**PROBLEM STATEMENT:**
Produce an exact copy of all the data below, dropping every image.

**ENTRIES SUPPLIED:**
◇ ◇ ◇ ◇

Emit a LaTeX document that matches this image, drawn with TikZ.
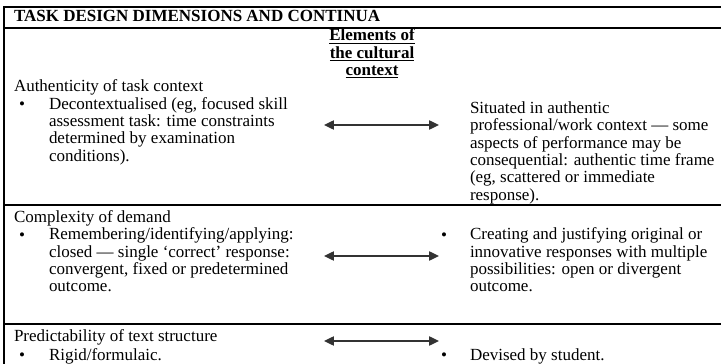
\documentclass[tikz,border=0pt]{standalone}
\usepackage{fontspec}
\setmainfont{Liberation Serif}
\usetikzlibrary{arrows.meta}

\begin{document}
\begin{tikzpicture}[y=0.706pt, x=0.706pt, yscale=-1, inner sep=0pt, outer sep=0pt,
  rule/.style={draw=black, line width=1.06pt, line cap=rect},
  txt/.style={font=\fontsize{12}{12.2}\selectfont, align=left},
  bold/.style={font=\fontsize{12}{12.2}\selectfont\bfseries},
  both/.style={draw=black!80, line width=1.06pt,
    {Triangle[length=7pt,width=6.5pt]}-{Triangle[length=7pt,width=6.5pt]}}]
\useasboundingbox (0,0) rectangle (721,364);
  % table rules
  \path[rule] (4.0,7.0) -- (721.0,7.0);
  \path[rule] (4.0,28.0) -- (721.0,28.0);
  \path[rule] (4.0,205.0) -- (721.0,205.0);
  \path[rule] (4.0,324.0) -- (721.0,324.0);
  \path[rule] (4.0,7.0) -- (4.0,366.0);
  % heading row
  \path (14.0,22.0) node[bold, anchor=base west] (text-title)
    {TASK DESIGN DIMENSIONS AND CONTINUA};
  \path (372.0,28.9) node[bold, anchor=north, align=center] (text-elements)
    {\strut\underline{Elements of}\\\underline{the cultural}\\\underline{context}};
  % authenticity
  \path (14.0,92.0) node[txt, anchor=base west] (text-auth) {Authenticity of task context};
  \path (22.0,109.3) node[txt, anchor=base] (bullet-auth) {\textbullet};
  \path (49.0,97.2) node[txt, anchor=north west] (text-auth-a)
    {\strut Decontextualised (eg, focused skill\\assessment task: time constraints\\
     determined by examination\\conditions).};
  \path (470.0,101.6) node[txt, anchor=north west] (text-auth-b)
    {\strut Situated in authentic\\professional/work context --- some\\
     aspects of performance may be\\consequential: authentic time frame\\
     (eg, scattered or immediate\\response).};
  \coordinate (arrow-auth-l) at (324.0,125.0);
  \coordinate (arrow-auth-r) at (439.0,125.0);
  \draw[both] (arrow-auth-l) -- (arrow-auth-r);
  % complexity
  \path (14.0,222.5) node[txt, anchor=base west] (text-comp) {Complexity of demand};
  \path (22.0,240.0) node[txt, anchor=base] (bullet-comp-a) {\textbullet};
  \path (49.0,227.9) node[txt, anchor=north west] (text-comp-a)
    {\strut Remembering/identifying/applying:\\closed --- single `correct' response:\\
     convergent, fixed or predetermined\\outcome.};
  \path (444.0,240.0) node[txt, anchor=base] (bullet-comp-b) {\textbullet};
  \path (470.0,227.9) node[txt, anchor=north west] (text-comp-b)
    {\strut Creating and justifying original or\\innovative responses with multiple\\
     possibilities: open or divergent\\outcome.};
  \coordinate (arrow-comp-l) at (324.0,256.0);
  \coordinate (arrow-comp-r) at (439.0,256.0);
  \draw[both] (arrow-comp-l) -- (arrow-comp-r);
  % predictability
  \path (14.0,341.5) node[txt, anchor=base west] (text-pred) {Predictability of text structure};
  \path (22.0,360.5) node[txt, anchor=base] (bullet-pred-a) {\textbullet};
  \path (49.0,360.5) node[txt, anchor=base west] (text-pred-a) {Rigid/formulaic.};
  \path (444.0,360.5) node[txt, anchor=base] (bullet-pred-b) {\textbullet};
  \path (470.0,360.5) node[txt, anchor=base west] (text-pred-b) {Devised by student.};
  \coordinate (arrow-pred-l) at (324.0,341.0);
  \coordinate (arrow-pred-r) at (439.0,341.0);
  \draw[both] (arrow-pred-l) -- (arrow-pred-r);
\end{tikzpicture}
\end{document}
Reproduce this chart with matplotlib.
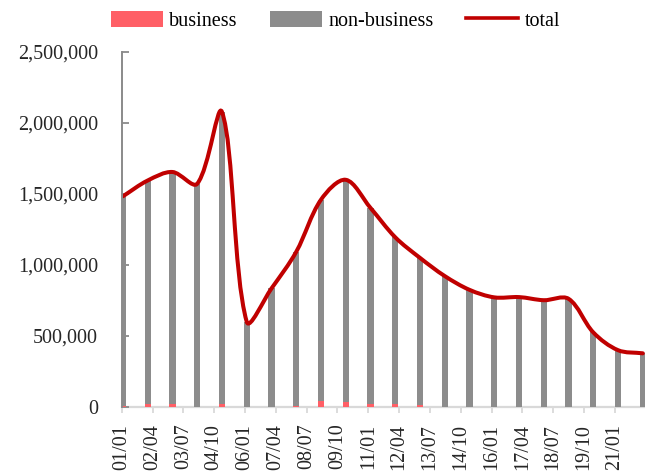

◇ ◇ ◇ ◇

**PROBLEM SOLUTION:**
Emit a LaTeX document that matches this image, drawn with TikZ.
\documentclass[tikz,border=0pt]{standalone}
\usepackage{fontspec}
\setmainfont{Liberation Serif}
\usetikzlibrary{arrows.meta}

\begin{document}
\begin{tikzpicture}[y=0.706pt, x=0.706pt, yscale=-1, inner sep=0pt, outer sep=0pt,
  rule/.style={draw=black, line width=1.06pt, line cap=rect},
  txt/.style={font=\fontsize{12}{12.2}\selectfont, align=left},
  bold/.style={font=\fontsize{12}{12.2}\selectfont\bfseries},
  both/.style={draw=black!80, line width=1.06pt,
    {Triangle[length=7pt,width=6.5pt]}-{Triangle[length=7pt,width=6.5pt]}}]
\useasboundingbox (0,0) rectangle (721,364);
  % table rules
  \path[rule] (4.0,7.0) -- (721.0,7.0);
  \path[rule] (4.0,28.0) -- (721.0,28.0);
  \path[rule] (4.0,205.0) -- (721.0,205.0);
  \path[rule] (4.0,324.0) -- (721.0,324.0);
  \path[rule] (4.0,7.0) -- (4.0,366.0);
  % heading row
  \path (14.0,22.0) node[bold, anchor=base west] (text-title)
    {TASK DESIGN DIMENSIONS AND CONTINUA};
  \path (372.0,28.9) node[bold, anchor=north, align=center] (text-elements)
    {\strut\underline{Elements of}\\\underline{the cultural}\\\underline{context}};
  % authenticity
  \path (14.0,92.0) node[txt, anchor=base west] (text-auth) {Authenticity of task context};
  \path (22.0,109.3) node[txt, anchor=base] (bullet-auth) {\textbullet};
  \path (49.0,97.2) node[txt, anchor=north west] (text-auth-a)
    {\strut Decontextualised (eg, focused skill\\assessment task: time constraints\\
     determined by examination\\conditions).};
  \path (470.0,101.6) node[txt, anchor=north west] (text-auth-b)
    {\strut Situated in authentic\\professional/work context --- some\\
     aspects of performance may be\\consequential: authentic time frame\\
     (eg, scattered or immediate\\response).};
  \coordinate (arrow-auth-l) at (324.0,125.0);
  \coordinate (arrow-auth-r) at (439.0,125.0);
  \draw[both] (arrow-auth-l) -- (arrow-auth-r);
  % complexity
  \path (14.0,222.5) node[txt, anchor=base west] (text-comp) {Complexity of demand};
  \path (22.0,240.0) node[txt, anchor=base] (bullet-comp-a) {\textbullet};
  \path (49.0,227.9) node[txt, anchor=north west] (text-comp-a)
    {\strut Remembering/identifying/applying:\\closed --- single `correct' response:\\
     convergent, fixed or predetermined\\outcome.};
  \path (444.0,240.0) node[txt, anchor=base] (bullet-comp-b) {\textbullet};
  \path (470.0,227.9) node[txt, anchor=north west] (text-comp-b)
    {\strut Creating and justifying original or\\innovative responses with multiple\\
     possibilities: open or divergent\\outcome.};
  \coordinate (arrow-comp-l) at (324.0,256.0);
  \coordinate (arrow-comp-r) at (439.0,256.0);
  \draw[both] (arrow-comp-l) -- (arrow-comp-r);
  % predictability
  \path (14.0,341.5) node[txt, anchor=base west] (text-pred) {Predictability of text structure};
  \path (22.0,360.5) node[txt, anchor=base] (bullet-pred-a) {\textbullet};
  \path (49.0,360.5) node[txt, anchor=base west] (text-pred-a) {Rigid/formulaic.};
  \path (444.0,360.5) node[txt, anchor=base] (bullet-pred-b) {\textbullet};
  \path (470.0,360.5) node[txt, anchor=base west] (text-pred-b) {Devised by student.};
  \coordinate (arrow-pred-l) at (324.0,341.0);
  \coordinate (arrow-pred-r) at (439.0,341.0);
  \draw[both] (arrow-pred-l) -- (arrow-pred-r);
\end{tikzpicture}
\end{document}
Reproduce this chart with matplotlib.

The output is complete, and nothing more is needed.